— Work instructions —
Your task is to copy the listing exactly, with the pictures left out.

— Information provided —
## Begin
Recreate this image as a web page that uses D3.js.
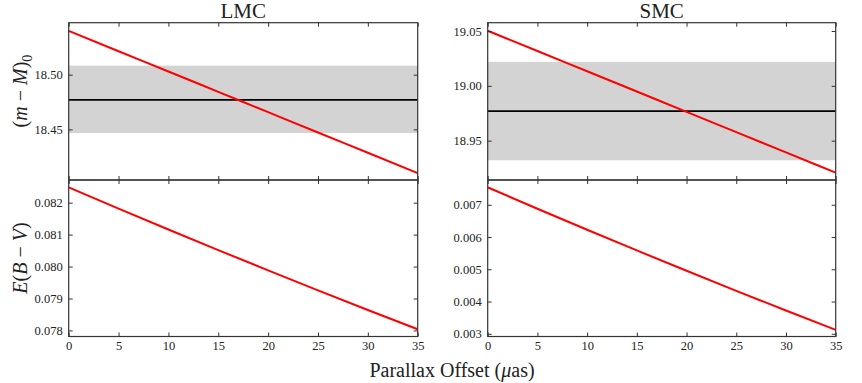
<!DOCTYPE html>
<html lang="en">
<head>
<meta charset="utf-8">
<title>LMC / SMC parallax offset</title>
<script src="https://d3js.org/d3.v7.min.js"></script>
<style type="text/css">
  body { margin: 0; background: #fff; }
  svg text { font-family: "Liberation Serif", "DejaVu Serif", serif; fill: #222; }
  .tick line { stroke: #333; }
</style>
</head>
<body>
<svg width="862" height="383" id="chart"></svg>
<script>
  // data
  var offsets = [0, 5, 10, 15, 20, 25, 30, 35];
  var lmcMu  = [18.540, 18.5214, 18.5029, 18.4843, 18.4657, 18.4471, 18.4286, 18.410];
  var lmcEbv = [0.08248, 0.081815, 0.08116, 0.080515, 0.07988, 0.079255, 0.07864, 0.078035];
  var smcMu  = [19.0503, 19.0318, 19.0133, 18.9948, 18.9763, 18.9578, 18.9393, 18.9208];
  var smcEbv = [0.00754, 0.006878, 0.006225, 0.005584, 0.004953, 0.004332, 0.003721, 0.00312];
  var lmcRef = {mu: 18.477, lo: 18.4466, hi: 18.5082};
  var smcRef = {mu: 18.977, lo: 18.9321, hi: 19.0219};
  var xTicks = [0, 5, 10, 15, 20, 25, 30, 35];
  var lmcMuTicks = [18.45, 18.50];
  var lmcEbvTicks = [0.078, 0.079, 0.080, 0.081, 0.082];
  var smcMuTicks = [18.95, 19.00, 19.05];
  var smcEbvTicks = [0.003, 0.004, 0.005, 0.006, 0.007];

  var serif = "Liberation Serif, DejaVu Serif, serif";
  var svg = d3.select("#chart");
  var top0 = 22.7, mid = 180, bot = 336.5;

  function panel(opt) {
    var g = svg.append("g");
    var x = d3.scaleLinear().domain([0, 35]).range([opt.x0, opt.x1]);
    var y = d3.scaleLinear().domain(opt.domain).range([opt.y1, opt.y0]);

    if (opt.ref) {
      g.append("rect")
        .attr("x", x(0)).attr("width", x(35) - x(0))
        .attr("y", y(opt.ref.hi)).attr("height", y(opt.ref.lo) - y(opt.ref.hi))
        .attr("fill", "#d3d3d3");
      g.append("line")
        .attr("x1", x(0)).attr("x2", x(35))
        .attr("y1", y(opt.ref.mu)).attr("y2", y(opt.ref.mu))
        .attr("stroke", "#000").attr("stroke-width", 1.8);
    }

    var line = d3.line().x(function(d, i) { return x(offsets[i]); })
      .y(function(d) { return y(d); }).curve(d3.curveMonotoneX);
    g.append("path").datum(opt.values).attr("d", line)
      .attr("fill", "none").attr("stroke", "#f00").attr("stroke-width", 2);

    g.append("g").attr("transform", `translate(${opt.x0},0)`)
      .call(d3.axisLeft(y).tickValues(opt.ticks).tickFormat(d3.format(opt.fmt)).tickSizeInner(-4).tickSizeOuter(0).tickPadding(6));
    g.append("g").attr("transform", `translate(${opt.x1},0)`)
      .call(d3.axisRight(y).tickValues(opt.ticks).tickFormat("").tickSizeInner(-4).tickSizeOuter(0));
    g.append("g").attr("transform", `translate(0,${opt.y0})`)
      .call(d3.axisTop(x).tickValues(xTicks).tickFormat("").tickSizeInner(-4).tickSizeOuter(0));
    g.append("g").attr("transform", `translate(0,${opt.y1})`)
      .call(d3.axisBottom(x).tickValues(xTicks).tickFormat(opt.showX ? d3.format("d") : "").tickSizeInner(-4).tickSizeOuter(0).tickPadding(5));
    g.selectAll(".domain").remove();
    g.selectAll("g").attr("font-family", serif).attr("font-size", 12.5);

    g.append("rect").attr("x", opt.x0).attr("y", opt.y0)
      .attr("width", opt.x1 - opt.x0).attr("height", opt.y1 - opt.y0)
      .attr("fill", "none").attr("stroke", "#333").attr("stroke-width", 1.2);
    return g;
  }

  var L = {x0: 68.7, x1: 417.7}, R = {x0: 487.7, x1: 835.7};

  panel({x0: L.x0, x1: L.x1, y0: top0, y1: mid, domain: [18.4037, 18.5475], values: lmcMu, ref: lmcRef,
         ticks: lmcMuTicks, fmt: ".2f", showX: false});
  panel({x0: L.x0, x1: L.x1, y0: mid, y1: bot, domain: [0.07781, 0.08271], values: lmcEbv,
         ticks: lmcEbvTicks, fmt: ".3f", showX: true});
  panel({x0: R.x0, x1: R.x1, y0: top0, y1: mid, domain: [18.9141, 19.0576], values: smcMu, ref: smcRef,
         ticks: smcMuTicks, fmt: ".2f", showX: false});
  panel({x0: R.x0, x1: R.x1, y0: mid, y1: bot, domain: [0.002916, 0.007768], values: smcEbv,
         ticks: smcEbvTicks, fmt: ".3f", showX: true});

  // titles
  svg.append("text").attr("x", (L.x0 + L.x1) / 2).attr("y", 18).attr("text-anchor", "middle")
    .attr("font-family", serif).attr("font-size", 21).text("LMC");
  svg.append("text").attr("x", (R.x0 + R.x1) / 2).attr("y", 18).attr("text-anchor", "middle")
    .attr("font-family", serif).attr("font-size", 21).text("SMC");

  // y labels
  var yl1 = svg.append("text").attr("transform", "translate(27,91) rotate(-90)")
    .attr("text-anchor", "middle").attr("font-family", serif).attr("font-size", 20);
  yl1.append("tspan").text("(");
  yl1.append("tspan").attr("font-style", "italic").text("m");
  yl1.append("tspan").text(" \u2212 ");
  yl1.append("tspan").attr("font-style", "italic").text("M");
  yl1.append("tspan").text(")");
  yl1.append("tspan").attr("font-size", 14).attr("dy", 5).text("0");

  var yl2 = svg.append("text").attr("transform", "translate(27,258) rotate(-90)")
    .attr("text-anchor", "middle").attr("font-family", serif).attr("font-size", 20);
  yl2.append("tspan").attr("font-style", "italic").text("E");
  yl2.append("tspan").text("(");
  yl2.append("tspan").attr("font-style", "italic").text("B");
  yl2.append("tspan").text(" \u2212 ");
  yl2.append("tspan").attr("font-style", "italic").text("V");
  yl2.append("tspan").text(")");

  // x label
  var xl = svg.append("text").attr("x", 452).attr("y", 377).attr("text-anchor", "middle")
    .attr("font-family", serif).attr("font-size", 20);
  xl.append("tspan").text("Parallax Offset (");
  xl.append("tspan").attr("font-style", "italic").text("\u03bc");
  xl.append("tspan").text("as)");
</script>
</body>
</html>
## End
— Correct output —
Recreate this image as a web page that uses D3.js.
<!DOCTYPE html>
<html lang="en">
<head>
<meta charset="utf-8">
<title>LMC / SMC parallax offset</title>
<script src="https://d3js.org/d3.v7.min.js"></script>
<style type="text/css">
  body { margin: 0; background: #fff; }
  svg text { font-family: "Liberation Serif", "DejaVu Serif", serif; fill: #222; }
  .tick line { stroke: #333; }
</style>
</head>
<body>
<svg width="862" height="383" id="chart"></svg>
<script>
  // data
  var offsets = [0, 5, 10, 15, 20, 25, 30, 35];
  var lmcMu  = [18.540, 18.5214, 18.5029, 18.4843, 18.4657, 18.4471, 18.4286, 18.410];
  var lmcEbv = [0.08248, 0.081815, 0.08116, 0.080515, 0.07988, 0.079255, 0.07864, 0.078035];
  var smcMu  = [19.0503, 19.0318, 19.0133, 18.9948, 18.9763, 18.9578, 18.9393, 18.9208];
  var smcEbv = [0.00754, 0.006878, 0.006225, 0.005584, 0.004953, 0.004332, 0.003721, 0.00312];
  var lmcRef = {mu: 18.477, lo: 18.4466, hi: 18.5082};
  var smcRef = {mu: 18.977, lo: 18.9321, hi: 19.0219};
  var xTicks = [0, 5, 10, 15, 20, 25, 30, 35];
  var lmcMuTicks = [18.45, 18.50];
  var lmcEbvTicks = [0.078, 0.079, 0.080, 0.081, 0.082];
  var smcMuTicks = [18.95, 19.00, 19.05];
  var smcEbvTicks = [0.003, 0.004, 0.005, 0.006, 0.007];

  var serif = "Liberation Serif, DejaVu Serif, serif";
  var svg = d3.select("#chart");
  var top0 = 22.7, mid = 180, bot = 336.5;

  function panel(opt) {
    var g = svg.append("g");
    var x = d3.scaleLinear().domain([0, 35]).range([opt.x0, opt.x1]);
    var y = d3.scaleLinear().domain(opt.domain).range([opt.y1, opt.y0]);

    if (opt.ref) {
      g.append("rect")
        .attr("x", x(0)).attr("width", x(35) - x(0))
        .attr("y", y(opt.ref.hi)).attr("height", y(opt.ref.lo) - y(opt.ref.hi))
        .attr("fill", "#d3d3d3");
      g.append("line")
        .attr("x1", x(0)).attr("x2", x(35))
        .attr("y1", y(opt.ref.mu)).attr("y2", y(opt.ref.mu))
        .attr("stroke", "#000").attr("stroke-width", 1.8);
    }

    var line = d3.line().x(function(d, i) { return x(offsets[i]); })
      .y(function(d) { return y(d); }).curve(d3.curveMonotoneX);
    g.append("path").datum(opt.values).attr("d", line)
      .attr("fill", "none").attr("stroke", "#f00").attr("stroke-width", 2);

    g.append("g").attr("transform", `translate(${opt.x0},0)`)
      .call(d3.axisLeft(y).tickValues(opt.ticks).tickFormat(d3.format(opt.fmt)).tickSizeInner(-4).tickSizeOuter(0).tickPadding(6));
    g.append("g").attr("transform", `translate(${opt.x1},0)`)
      .call(d3.axisRight(y).tickValues(opt.ticks).tickFormat("").tickSizeInner(-4).tickSizeOuter(0));
    g.append("g").attr("transform", `translate(0,${opt.y0})`)
      .call(d3.axisTop(x).tickValues(xTicks).tickFormat("").tickSizeInner(-4).tickSizeOuter(0));
    g.append("g").attr("transform", `translate(0,${opt.y1})`)
      .call(d3.axisBottom(x).tickValues(xTicks).tickFormat(opt.showX ? d3.format("d") : "").tickSizeInner(-4).tickSizeOuter(0).tickPadding(5));
    g.selectAll(".domain").remove();
    g.selectAll("g").attr("font-family", serif).attr("font-size", 12.5);

    g.append("rect").attr("x", opt.x0).attr("y", opt.y0)
      .attr("width", opt.x1 - opt.x0).attr("height", opt.y1 - opt.y0)
      .attr("fill", "none").attr("stroke", "#333").attr("stroke-width", 1.2);
    return g;
  }

  var L = {x0: 68.7, x1: 417.7}, R = {x0: 487.7, x1: 835.7};

  panel({x0: L.x0, x1: L.x1, y0: top0, y1: mid, domain: [18.4037, 18.5475], values: lmcMu, ref: lmcRef,
         ticks: lmcMuTicks, fmt: ".2f", showX: false});
  panel({x0: L.x0, x1: L.x1, y0: mid, y1: bot, domain: [0.07781, 0.08271], values: lmcEbv,
         ticks: lmcEbvTicks, fmt: ".3f", showX: true});
  panel({x0: R.x0, x1: R.x1, y0: top0, y1: mid, domain: [18.9141, 19.0576], values: smcMu, ref: smcRef,
         ticks: smcMuTicks, fmt: ".2f", showX: false});
  panel({x0: R.x0, x1: R.x1, y0: mid, y1: bot, domain: [0.002916, 0.007768], values: smcEbv,
         ticks: smcEbvTicks, fmt: ".3f", showX: true});

  // titles
  svg.append("text").attr("x", (L.x0 + L.x1) / 2).attr("y", 18).attr("text-anchor", "middle")
    .attr("font-family", serif).attr("font-size", 21).text("LMC");
  svg.append("text").attr("x", (R.x0 + R.x1) / 2).attr("y", 18).attr("text-anchor", "middle")
    .attr("font-family", serif).attr("font-size", 21).text("SMC");

  // y labels
  var yl1 = svg.append("text").attr("transform", "translate(27,91) rotate(-90)")
    .attr("text-anchor", "middle").attr("font-family", serif).attr("font-size", 20);
  yl1.append("tspan").text("(");
  yl1.append("tspan").attr("font-style", "italic").text("m");
  yl1.append("tspan").text(" \u2212 ");
  yl1.append("tspan").attr("font-style", "italic").text("M");
  yl1.append("tspan").text(")");
  yl1.append("tspan").attr("font-size", 14).attr("dy", 5).text("0");

  var yl2 = svg.append("text").attr("transform", "translate(27,258) rotate(-90)")
    .attr("text-anchor", "middle").attr("font-family", serif).attr("font-size", 20);
  yl2.append("tspan").attr("font-style", "italic").text("E");
  yl2.append("tspan").text("(");
  yl2.append("tspan").attr("font-style", "italic").text("B");
  yl2.append("tspan").text(" \u2212 ");
  yl2.append("tspan").attr("font-style", "italic").text("V");
  yl2.append("tspan").text(")");

  // x label
  var xl = svg.append("text").attr("x", 452).attr("y", 377).attr("text-anchor", "middle")
    .attr("font-family", serif).attr("font-size", 20);
  xl.append("tspan").text("Parallax Offset (");
  xl.append("tspan").attr("font-style", "italic").text("\u03bc");
  xl.append("tspan").text("as)");
</script>
</body>
</html>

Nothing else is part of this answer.